HT: I got here via Louis Gray’s FriendFeed

11.  Don Li 12:20am, Sun 10th, 2009

Alex Mather,

You have some excellent points. Would like to have a private conversation on the subject if you don’t mind. donli at knowledgenotebook dot com

Thanks.

12.  Vivek 5:08am, Sun 10th, 2009

Linked in is too damn closed. Let them open up their APIs just like Facebook and let developers do their magic and come out with cool apps. Right now they are holding it too close to their chest.

13.  Sushi 7:43am, Tue 12th, 2009

If you put it this way it kinda makes sense. Apart from work I spend time only on couple sites. Sure I use rss reader for a lot more but it doesn’t count as “visiting”.

14.  John Eckman 11:25am, Wed 13th, 2009

Rewind a few years and replace “Everyday app” with “Destination site.”

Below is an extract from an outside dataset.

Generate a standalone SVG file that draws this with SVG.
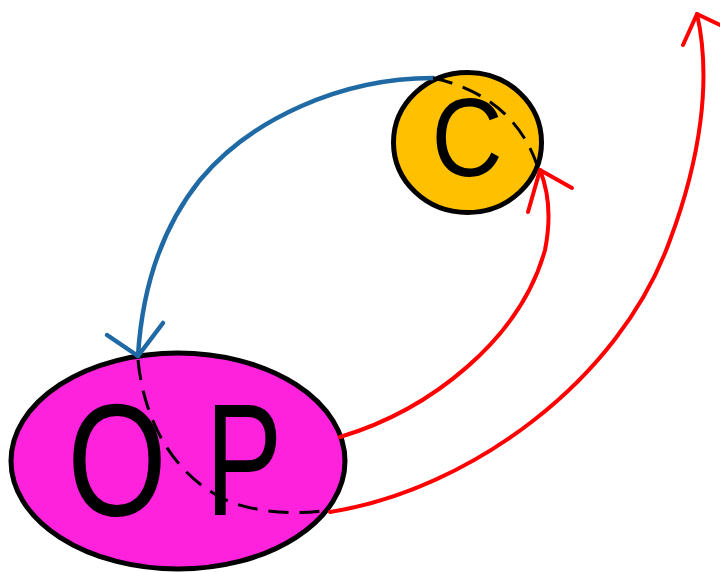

In the portal (and vortal – remember that term?) heyday, people thought every site they were building would become a destination site – but the reality was that simply wasn’t possible for many of those sites.

I think it largely comes back to thinking about the value your app offers from a user’s point of view – what it offers them first, and then secondarily what it offers you as the sponsoring/creating company.

15.  dl 6:41am, Sat 16th, 2009

Josh – another great post. and I don’t say that to too many. There is a math that a lot of social media experts like to say they “get”…and they don’t. I clearly have to say you get important parts of it like Shirky, McCracken, Jenkins and Lilly.

16.  Blazing Bumblebee 4:38am, Thu 13th, 2009

I have to agree with John Pratt, having set up a linkedin profile and added the few people I know, I now don’t really know what to do with it.

Perhaps I could join a few groups or something but I already feel like I’m in enough through other social networking sites.

17.  Rick Glaser 3:03pm, Sat 15th, 2009

Great post Joshua. I really never got involved in LinkedIn and can understand why that site is not used everyday. It is also interesting to note that Google is most likely a site that is used on a daily basis in all of those countries.